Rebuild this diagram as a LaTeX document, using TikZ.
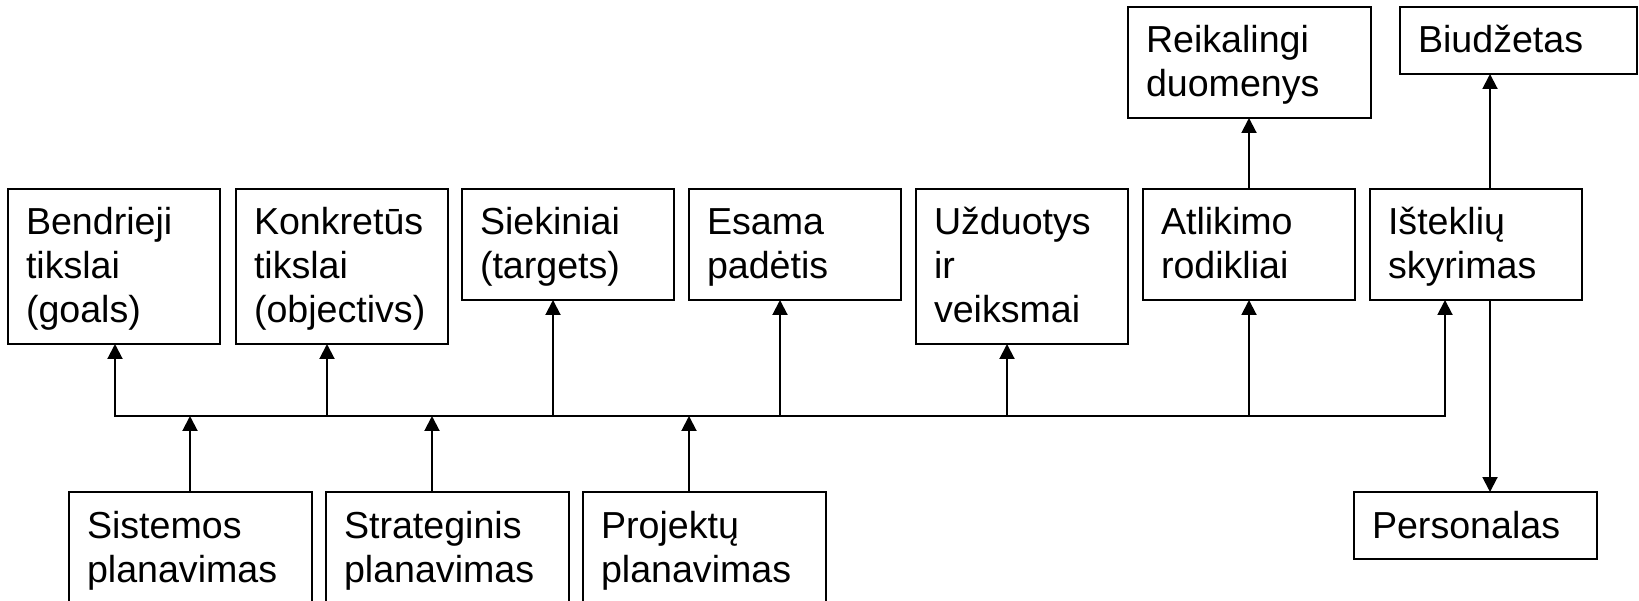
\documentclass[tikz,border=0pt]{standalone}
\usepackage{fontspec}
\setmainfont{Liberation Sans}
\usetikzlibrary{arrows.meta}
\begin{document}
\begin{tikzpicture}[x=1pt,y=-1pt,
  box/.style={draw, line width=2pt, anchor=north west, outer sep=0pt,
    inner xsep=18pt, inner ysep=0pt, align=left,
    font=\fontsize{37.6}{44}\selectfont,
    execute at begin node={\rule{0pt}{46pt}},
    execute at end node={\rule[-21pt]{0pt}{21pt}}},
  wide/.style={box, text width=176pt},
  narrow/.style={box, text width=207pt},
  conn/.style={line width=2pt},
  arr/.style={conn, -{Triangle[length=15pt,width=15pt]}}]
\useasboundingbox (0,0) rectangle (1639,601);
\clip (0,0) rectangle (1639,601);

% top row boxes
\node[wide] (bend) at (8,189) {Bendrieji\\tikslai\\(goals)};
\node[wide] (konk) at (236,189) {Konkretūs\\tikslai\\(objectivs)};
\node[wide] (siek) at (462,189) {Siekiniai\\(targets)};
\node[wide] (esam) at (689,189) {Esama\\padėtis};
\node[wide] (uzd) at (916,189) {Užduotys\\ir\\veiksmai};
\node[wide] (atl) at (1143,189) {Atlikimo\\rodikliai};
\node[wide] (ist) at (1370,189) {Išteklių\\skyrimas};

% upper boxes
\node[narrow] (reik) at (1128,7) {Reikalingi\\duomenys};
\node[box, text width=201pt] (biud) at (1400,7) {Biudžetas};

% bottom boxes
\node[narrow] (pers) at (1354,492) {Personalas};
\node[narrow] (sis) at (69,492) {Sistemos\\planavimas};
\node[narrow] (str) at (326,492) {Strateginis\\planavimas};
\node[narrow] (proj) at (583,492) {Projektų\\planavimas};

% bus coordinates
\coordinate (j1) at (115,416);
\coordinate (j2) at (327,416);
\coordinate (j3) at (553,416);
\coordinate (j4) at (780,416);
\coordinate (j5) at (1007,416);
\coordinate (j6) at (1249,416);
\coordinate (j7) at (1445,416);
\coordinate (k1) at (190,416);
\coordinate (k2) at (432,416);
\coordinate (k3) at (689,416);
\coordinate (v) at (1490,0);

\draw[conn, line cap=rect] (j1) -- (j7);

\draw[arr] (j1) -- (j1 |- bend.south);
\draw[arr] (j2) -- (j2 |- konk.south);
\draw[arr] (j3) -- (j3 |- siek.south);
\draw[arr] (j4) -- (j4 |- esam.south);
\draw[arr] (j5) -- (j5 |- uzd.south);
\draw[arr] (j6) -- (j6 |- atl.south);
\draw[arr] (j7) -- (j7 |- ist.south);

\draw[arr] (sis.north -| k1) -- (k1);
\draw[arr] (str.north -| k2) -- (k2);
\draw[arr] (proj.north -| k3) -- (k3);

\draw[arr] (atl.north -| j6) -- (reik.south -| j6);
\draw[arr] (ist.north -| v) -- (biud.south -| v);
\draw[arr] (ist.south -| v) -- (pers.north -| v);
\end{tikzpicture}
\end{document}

☆ ☆ ☆ ☆ ☆ ☆ ☆

**Given exercise**
Reproduce the data verbatim. Do not carry any picture into the copy.

**Solution to the problem**
Rebuild this diagram as a LaTeX document, using TikZ.
\documentclass[tikz,border=0pt]{standalone}
\usepackage{fontspec}
\setmainfont{Liberation Sans}
\usetikzlibrary{arrows.meta}
\begin{document}
\begin{tikzpicture}[x=1pt,y=-1pt,
  box/.style={draw, line width=2pt, anchor=north west, outer sep=0pt,
    inner xsep=18pt, inner ysep=0pt, align=left,
    font=\fontsize{37.6}{44}\selectfont,
    execute at begin node={\rule{0pt}{46pt}},
    execute at end node={\rule[-21pt]{0pt}{21pt}}},
  wide/.style={box, text width=176pt},
  narrow/.style={box, text width=207pt},
  conn/.style={line width=2pt},
  arr/.style={conn, -{Triangle[length=15pt,width=15pt]}}]
\useasboundingbox (0,0) rectangle (1639,601);
\clip (0,0) rectangle (1639,601);

% top row boxes
\node[wide] (bend) at (8,189) {Bendrieji\\tikslai\\(goals)};
\node[wide] (konk) at (236,189) {Konkretūs\\tikslai\\(objectivs)};
\node[wide] (siek) at (462,189) {Siekiniai\\(targets)};
\node[wide] (esam) at (689,189) {Esama\\padėtis};
\node[wide] (uzd) at (916,189) {Užduotys\\ir\\veiksmai};
\node[wide] (atl) at (1143,189) {Atlikimo\\rodikliai};
\node[wide] (ist) at (1370,189) {Išteklių\\skyrimas};

% upper boxes
\node[narrow] (reik) at (1128,7) {Reikalingi\\duomenys};
\node[box, text width=201pt] (biud) at (1400,7) {Biudžetas};

% bottom boxes
\node[narrow] (pers) at (1354,492) {Personalas};
\node[narrow] (sis) at (69,492) {Sistemos\\planavimas};
\node[narrow] (str) at (326,492) {Strateginis\\planavimas};
\node[narrow] (proj) at (583,492) {Projektų\\planavimas};

% bus coordinates
\coordinate (j1) at (115,416);
\coordinate (j2) at (327,416);
\coordinate (j3) at (553,416);
\coordinate (j4) at (780,416);
\coordinate (j5) at (1007,416);
\coordinate (j6) at (1249,416);
\coordinate (j7) at (1445,416);
\coordinate (k1) at (190,416);
\coordinate (k2) at (432,416);
\coordinate (k3) at (689,416);
\coordinate (v) at (1490,0);

\draw[conn, line cap=rect] (j1) -- (j7);

\draw[arr] (j1) -- (j1 |- bend.south);
\draw[arr] (j2) -- (j2 |- konk.south);
\draw[arr] (j3) -- (j3 |- siek.south);
\draw[arr] (j4) -- (j4 |- esam.south);
\draw[arr] (j5) -- (j5 |- uzd.south);
\draw[arr] (j6) -- (j6 |- atl.south);
\draw[arr] (j7) -- (j7 |- ist.south);

\draw[arr] (sis.north -| k1) -- (k1);
\draw[arr] (str.north -| k2) -- (k2);
\draw[arr] (proj.north -| k3) -- (k3);

\draw[arr] (atl.north -| j6) -- (reik.south -| j6);
\draw[arr] (ist.north -| v) -- (biud.south -| v);
\draw[arr] (ist.south -| v) -- (pers.north -| v);
\end{tikzpicture}
\end{document}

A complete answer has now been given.